Open pdeva opened 5 years ago
We would need to look into whether CPC has an offheap implementation yet. And I think we'd rather add than replace. And I don't want to say anything further until someone expert in datasketches chimes in :)
There is no off-heap mode in CPC, and we doubt it would even make sense for this algorithm. Is it possible to not requite having a buffer aggregator?
@AlexanderSaydakov is there any documentation on the algorithm? i couldnt find it on the datasketch website. is it more cpu intensive than HLL?
We are working on the documentation. It is a new algorithm that beats HLL in terms of accuracy per byte (more compact (when serialized) with the same accuracy or more accurate with the same size or both). It might be a bit slower, especially merging. So it is not automatically better for all use cases. In particular, there is no fixed-size mode at all like HLL_6 and HLL_8 (HLL_4 has no hard limit).
Any progress on this front?
If by "this front" you mean CPC sketch aggregator in Druid, then a simple answer is "no". The requirement of operating in a fixed chunk of memory that is preallocated by a BufferAggregator is quite limiting.

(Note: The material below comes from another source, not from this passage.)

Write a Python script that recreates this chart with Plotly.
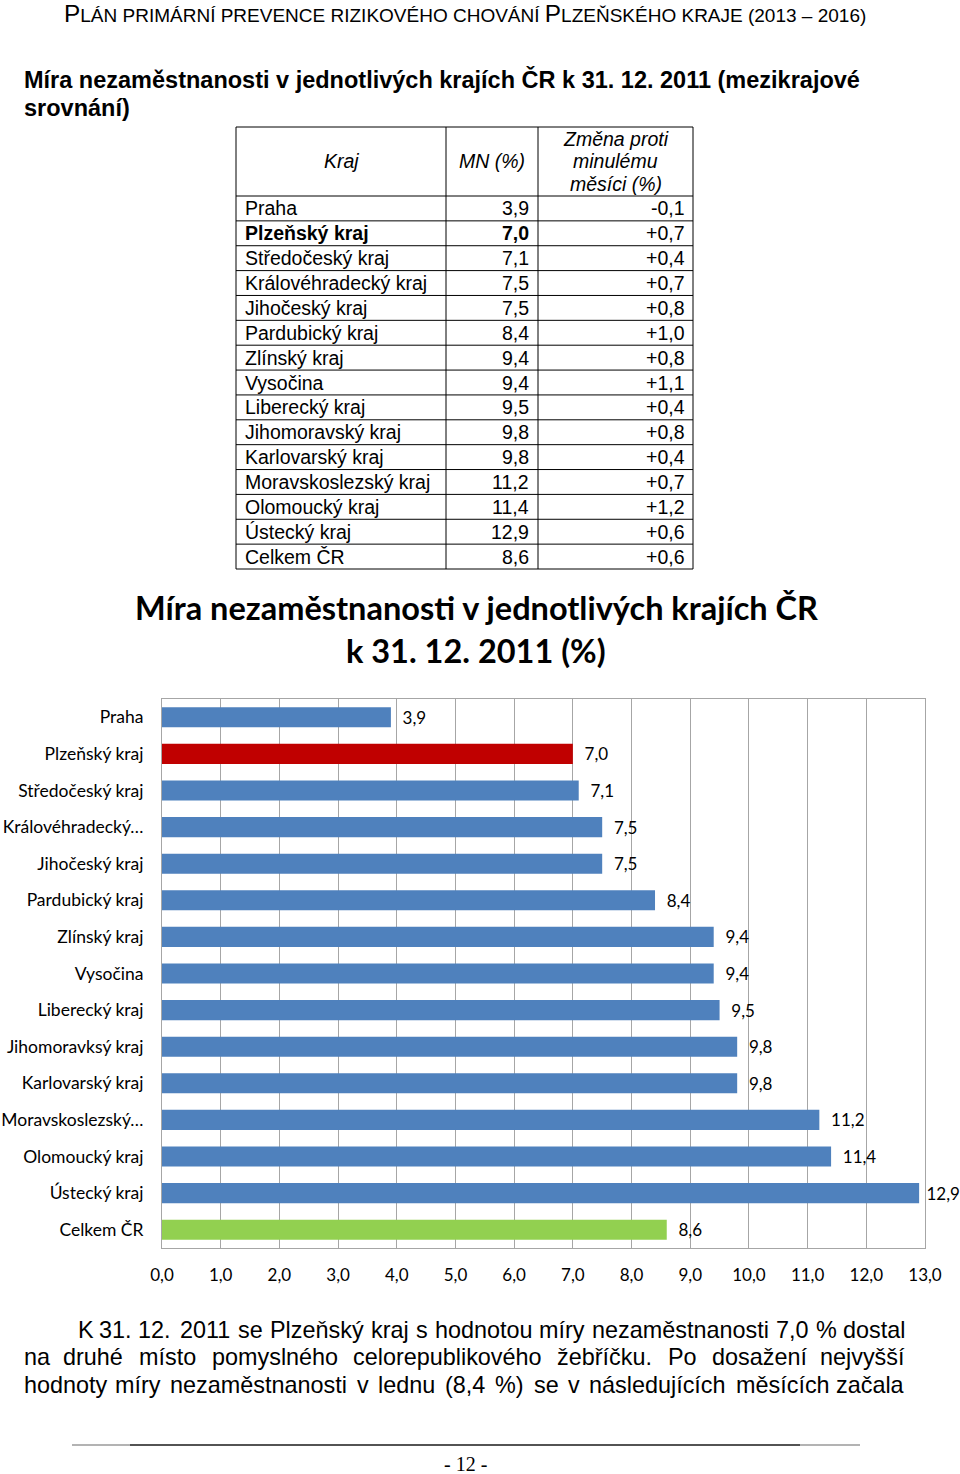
import plotly.graph_objects as go

W, H = 960, 1474


def fx(x):
    return x / W


def fy(y):
    return 1 - y / H


# ---------------- data ----------------
table_kraj = ["Praha", "Plzeňský kraj", "Středočeský kraj", "Královéhradecký kraj",
              "Jihočeský kraj", "Pardubický kraj", "Zlínský kraj", "Vysočina",
              "Liberecký kraj", "Jihomoravský kraj", "Karlovarský kraj",
              "Moravskoslezský kraj", "Olomoucký kraj", "Ústecký kraj", "Celkem ČR"]
table_mn = [3.9, 7.0, 7.1, 7.5, 7.5, 8.4, 9.4, 9.4, 9.5, 9.8, 9.8, 11.2, 11.4, 12.9, 8.6]
table_change = [-0.1, 0.7, 0.4, 0.7, 0.8, 1.0, 0.8, 1.1, 0.4, 0.8, 0.4, 0.7, 1.2, 0.6, 0.6]
table_header = ["Kraj", "MN (%)", ["Změna proti", "minulému", "měsíci (%)"]]

chart_labels = ["Praha", "Plzeňský kraj", "Středočeský kraj", "Královéhradecký…",
                "Jihočeský kraj", "Pardubický kraj", "Zlínský kraj", "Vysočina",
                "Liberecký kraj", "Jihomoravksý kraj", "Karlovarský kraj",
                "Moravskoslezský…", "Olomoucký kraj", "Ústecký kraj", "Celkem ČR"]
chart_values = [3.9, 7.0, 7.1, 7.5, 7.5, 8.4, 9.4, 9.4, 9.5, 9.8, 9.8, 11.2, 11.4, 12.9, 8.6]
highlight = "Plzeňský kraj"
total = "Celkem ČR"

x_ticks = [0, 1, 2, 3, 4, 5, 6, 7, 8, 9, 10, 11, 12, 13]

header_line = "PLÁN PRIMÁRNÍ PREVENCE RIZIKOVÉHO CHOVÁNÍ PLZEŇSKÉHO KRAJE (2013 – 2016)"
section_title = ["Míra nezaměstnanosti v jednotlivých krajích ČR k 31. 12. 2011 (mezikrajové",
                 "srovnání)"]
chart_title = ["Míra nezaměstnanosti v jednotlivých krajích ČR", "k 31. 12. 2011 (%)"]
para_lines = [
    "K 31. 12. 2011 se Plzeňský kraj s hodnotou míry nezaměstnanosti 7,0 % dostal",
    "na druhé místo pomyslného celorepublikového žebříčku. Po dosažení nejvyšší",
    "hodnoty míry nezaměstnanosti v lednu (8,4 %) se v následujících měsících začala",
]
page_number = "- 12 -"

# ---------------- colours / fonts ----------------
BLUE = "#4f81bd"
RED = "#c00000"
GREEN = "#92d050"
GRID = "#a6a6a6"
ARIAL = "Liberation Sans, Arial, sans-serif"
CALIBRI = "Lato, Carlito, Calibri, sans-serif"
SERIF = "Liberation Serif, Times New Roman, serif"

annotations = []
shapes = []


def ann(x, y, text, size, family=ARIAL, xanchor="left", yanchor="middle", color="black"):
    annotations.append(dict(x=fx(x), y=fy(y), xref="paper", yref="paper", text=text,
                            showarrow=False, xanchor=xanchor, yanchor=yanchor,
                            font=dict(family=family, size=size, color=color)))


def line(x0, y0, x1, y1, color="black", width=1):
    shapes.append(dict(type="line", xref="paper", yref="paper", x0=fx(x0), y0=fy(y0),
                       x1=fx(x1), y1=fy(y1), line=dict(color=color, width=width)))


# Arial advance widths (1/1000 em) for justified paragraph layout
_AW = {'a': 556, 'b': 556, 'c': 500, 'd': 556, 'e': 556, 'f': 278, 'g': 556, 'h': 556,
       'i': 222, 'j': 222, 'k': 500, 'l': 222, 'm': 833, 'n': 556, 'o': 556, 'p': 556,
       'q': 556, 'r': 333, 's': 500, 't': 278, 'u': 556, 'v': 500, 'w': 722, 'x': 500,
       'y': 500, 'z': 500, 'K': 667, 'P': 667, '.': 278, ',': 278, '%': 889, '(': 333,
       ')': 333, 'í': 278, 'á': 556, 'é': 556, 'ě': 556, 'š': 500, 'ž': 500, 'ř': 333,
       'č': 500, 'ý': 500, 'ň': 556, 'ů': 556, 'ú': 556}


def text_w(s, size):
    return sum(556 if ch.isdigit() else _AW.get(ch, 556) for ch in s) * size / 1000


def justified(text, x0, x1, y, size):
    words = text.split(" ")
    widths = [text_w(w, size) for w in words]
    gap = (x1 - x0 - sum(widths)) / (len(words) - 1)
    x = x0
    for i, (w, ww) in enumerate(zip(words, widths)):
        if i == 0:
            ann(x0, y, w, size, xanchor="left")
        elif i == len(words) - 1:
            ann(x1, y, w, size, xanchor="right")
        else:
            ann(x + ww / 2, y, w, size, xanchor="center")
        x += ww + gap


# ---------------- page header (small caps) ----------------
def small_caps(s, big):
    out = []
    first = True
    for word in s.split(" "):
        if word and word[0].isalpha() and (first or word.startswith("PLZ")):
            out.append(f'<span style="font-size:{big}px">{word[0]}</span>{word[1:]}')
        else:
            out.append(word)
        first = False
    return " ".join(out)


ann(62, 13, small_caps(header_line, 24.4), 19.0)

# ---------------- section title ----------------
ann(22, 80, "<b>" + section_title[0] + "</b>", 23.5)
ann(22, 108, "<b>" + section_title[1] + "</b>", 23.5)

# ---------------- table ----------------
col_x = [236, 446, 538, 693]
t_top, h_bot = 127, 196
rh = (569 - 196) / len(table_kraj)
t_bot = h_bot + rh * len(table_kraj)
for cx in col_x:
    line(cx, t_top, cx, t_bot)
line(col_x[0], t_top, col_x[-1], t_top)
for k in range(len(table_kraj) + 1):
    yy = h_bot + k * rh
    line(col_x[0], yy, col_x[-1], yy)

TF = 19.5
ann((col_x[0] + col_x[1]) / 2, 161, "<i>" + table_header[0] + "</i>", TF, xanchor="center")
ann((col_x[1] + col_x[2]) / 2, 161, "<i>" + table_header[1] + "</i>", TF, xanchor="center")
for t, yy in zip(table_header[2], [139, 161, 184]):
    ann((col_x[2] + col_x[3]) / 2, yy, "<i>" + t + "</i>", TF, xanchor="center")

for i, (k, mn, ch) in enumerate(zip(table_kraj, table_mn, table_change)):
    yc = h_bot + (i + 0.5) * rh
    mn_s = f"{mn:.1f}".replace(".", ",")
    ch_s = f"{ch:+.1f}".replace(".", ",")
    if k == highlight:
        k_s, mn_s = "<b>" + k + "</b>", "<b>" + mn_s + "</b>"
    else:
        k_s = k
    ann(col_x[0] + 7, yc, k_s, TF)
    ann(col_x[2] - 7, yc, mn_s, TF, xanchor="right")
    ann(col_x[3] - 6, yc, ch_s, TF, xanchor="right")

# ---------------- chart title ----------------
ann(476, 607, "<b>" + chart_title[0] + "</b>", 32.5, family=CALIBRI, xanchor="center")
ann(476, 650, "<b>" + chart_title[1] + "</b>", 32.5, family=CALIBRI, xanchor="center")

# ---------------- paragraph (justified) ----------------
PF = 23.4
justified(para_lines[0], 76, 907, 1330, PF)
justified(para_lines[1], 22, 907, 1357, PF)
justified(para_lines[2], 22, 907, 1385, PF)

# ---------------- footer ----------------
line(72, 1445, 860, 1445, color="#9a9a9a", width=1.5)
line(130, 1445, 800, 1445, color="#333333", width=1.5)
ann(465, 1464, page_number, 20, family=SERIF, xanchor="center")

# ---------------- bar chart ----------------
colors = [RED if c == highlight else GREEN if c == total else BLUE for c in table_kraj]
# label offset: labels that would run past the page edge sit closer to their bar
label_text = [("\u00a0" if v > 12.5 else "\u00a0\u00a0") + f"{v:.1f}".replace(".", ",")
              for v in chart_values]

fig = go.Figure()
fig.add_trace(go.Bar(
    x=chart_values, y=chart_labels, orientation="h",
    marker=dict(color=colors, line=dict(width=0)),
    width=0.55,
    text=label_text, texttemplate="%{text}", textposition="outside",
    cliponaxis=False, constraintext="none",
    textfont=dict(family=CALIBRI, size=17, color="black"),
    hoverinfo="skip",
))

fig.update_layout(
    width=W, height=H,
    margin=dict(l=0, r=0, t=0, b=0, autoexpand=False),
    paper_bgcolor="white", plot_bgcolor="white",
    showlegend=False,
    separators=",.",
    annotations=annotations,
    shapes=shapes,
    xaxis=dict(domain=[fx(162), fx(925)], range=[0, 13], tickvals=x_ticks,
               tickformat=".1f", showgrid=True, gridcolor=GRID, gridwidth=1,
               showline=True, linecolor=GRID, linewidth=1, mirror=True,
               zeroline=False, ticks="", ticklabelstandoff=12, automargin=False,
               tickfont=dict(family=CALIBRI, size=17, color="black"), fixedrange=True),
    yaxis=dict(domain=[fy(1248), fy(699)], autorange="reversed",
               showline=True, linecolor=GRID, linewidth=1, mirror=True,
               showgrid=False, ticks="", ticklabelstandoff=14, automargin=False,
               tickfont=dict(family=CALIBRI, size=17.5, color="black"), fixedrange=True),
)

fig.write_html("out.html")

Some sketch algorithms are more friendly to this mode of operation, some other algorithms have to be coerced quite a bit, and can sometimes exceed a given limit, which leads to moving a particular sketch out of a given off-heap slot. This happens with quantiles sketch, for example. This mode of operation can change all sorts of trade-offs in an algorithm and make it essentially a different algorithm. We are not sure how to approach this with CPC sketch. There is still no off-heap implementation of it.
@AlexanderSaydakov If we had a mechanism in Druid for allocating additional memory at runtime, would there be anything else standing in the way of doing a CPC sketch in Druid? It's something that I think we'll be adding at some point. I can't predict exactly when, but, there's a variety of reasons why we'd want to do so, and they seem compelling enough that it's likely to happen.
I am not sure about additional memory. Perhaps it would make sense to let aggregators to allocate their own memory to begin with, and not necessarily single contiguous chunks per aggregation.
Motivation
the datasketches library has a new Unique Counting Sketch called CPC sketch that has better accuracy per size than HLL.
https://github.com/DataSketches/sketches-core/releases
Proposed changes
replace Datasketch HLL sketch with CPC or offer it alongside as a higher accuracy sketch
Rationale
Better accuracy
Operational impact
The docs of datasketches don't describe the whether CPC algorithm is more CPU intensive or not. This will determine whether we want to completely deprecate DataSketches HLL sketch and replace it with CPC or keep CPC as an additional option.